Italy’s pay TV sector is notable because it pits companies owned by two of the world’s richest media tycoons against each other: Mediaset’s Silvio Berlusconi and Rupert Murdoch from News Corp., which owns Italian satellite broadcaster Sky Italia. Italian state broadcaster RAI and Telecom Italia Media’s La7 are both players in the free-to-air television sector, but they are not factors in the for-pay sectors.
Sky Italia remains the dominant player in the for-pay television sector in Italy, briefly surpassing 5 million subscribers last year and on pace to finish 2012 just under that level, Bernstein said. Mediaset Premium, in contrast, should end the year with 3.8 million subscribers. The two companies have both grown only marginally over the past two years, with predictions for this year up only 1.5 percent and 0.7 percent, respectively.
And is interesting to note that while Sky Italia is a “drag on earnings” for parent company News Corp., and while struggling Mediaset – which also runs three national free-to-air networks, cinema production and distribution house Medusa, advertising, and print media – is not likely to find salvation in Mediaset Premium, the sector is seen as a key battleground in the future.
The sector is set to grow around 3.3 percent this year, despite an overall decline in the television sector.
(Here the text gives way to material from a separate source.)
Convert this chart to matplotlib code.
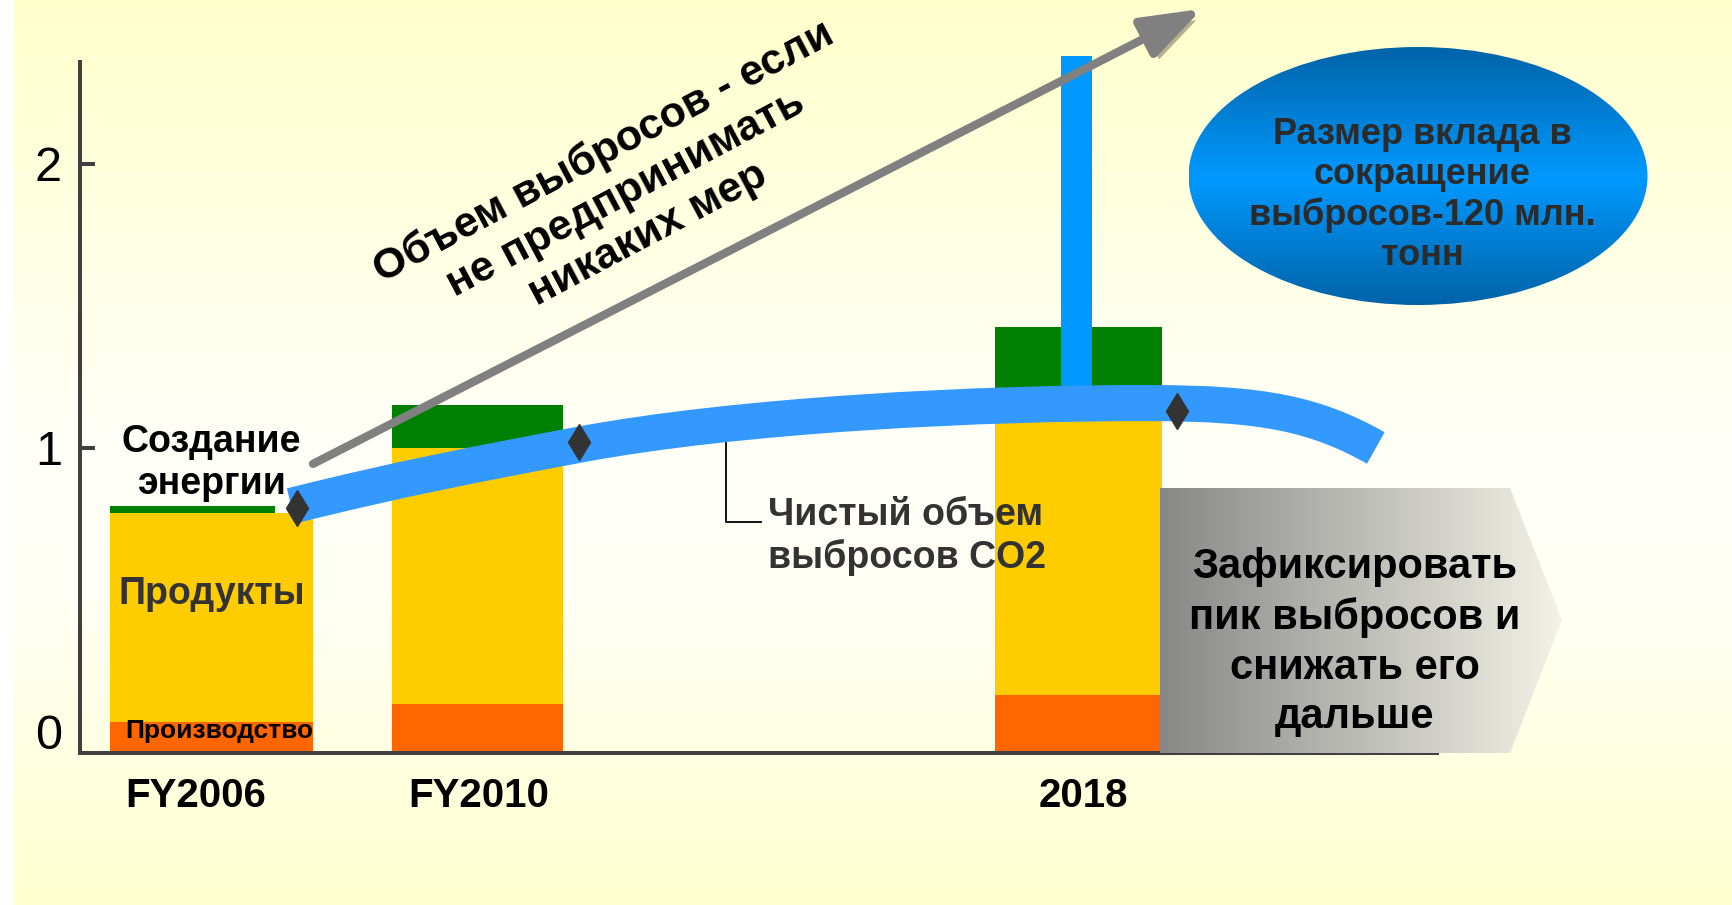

Bernstein says that Sky Italia sees itself as poised to grow when the Italian economy begins its recovery after the economic crisis, while Mediaset Premium’s role, according to Bernstein, is important for the “strategic damage” it inflicts on Sky Italia, noting that the company’s “spoiler” role was no doubt a factor in Sky-Italia’s falling far short of the consensus prognostication from 2006 that the company would reach 6 million subscribers by 2010.
Bernstein is not particularly bullish on either company’s near-term prospects: it rates both Mediaset and News Corp. as “market perform,” and its target price for Mediaset shares, €1.20 ($1.52), is actually below Thursday’s close of €1.31 ($1.66), a price reached after four consecutive days of increases.
Other analysts are mixed on Mediaset’s prospects: research firm AlpaValue released a Thursday research note with a €2.00 ($2.54) target price, more than 50 percent above the latest close, while Mediobanca, Societe Generale, and Banca IMI all released notes this week calling Mediaset as a “sell.”
Despite Italy’s economic malaise, Sky Italia has continued to invest in new product offerings, announcing a new channel that focuses on art in late October. Mediaset, meanwhile, has been looking to unload assets in order to raise cash, selling its Medusa Home Video subsidiary to Warner Bros. Italia last month and reportedly shopping its stake in The Space Cinema, a top exhibitor chain controlled by clothing maker Benetton.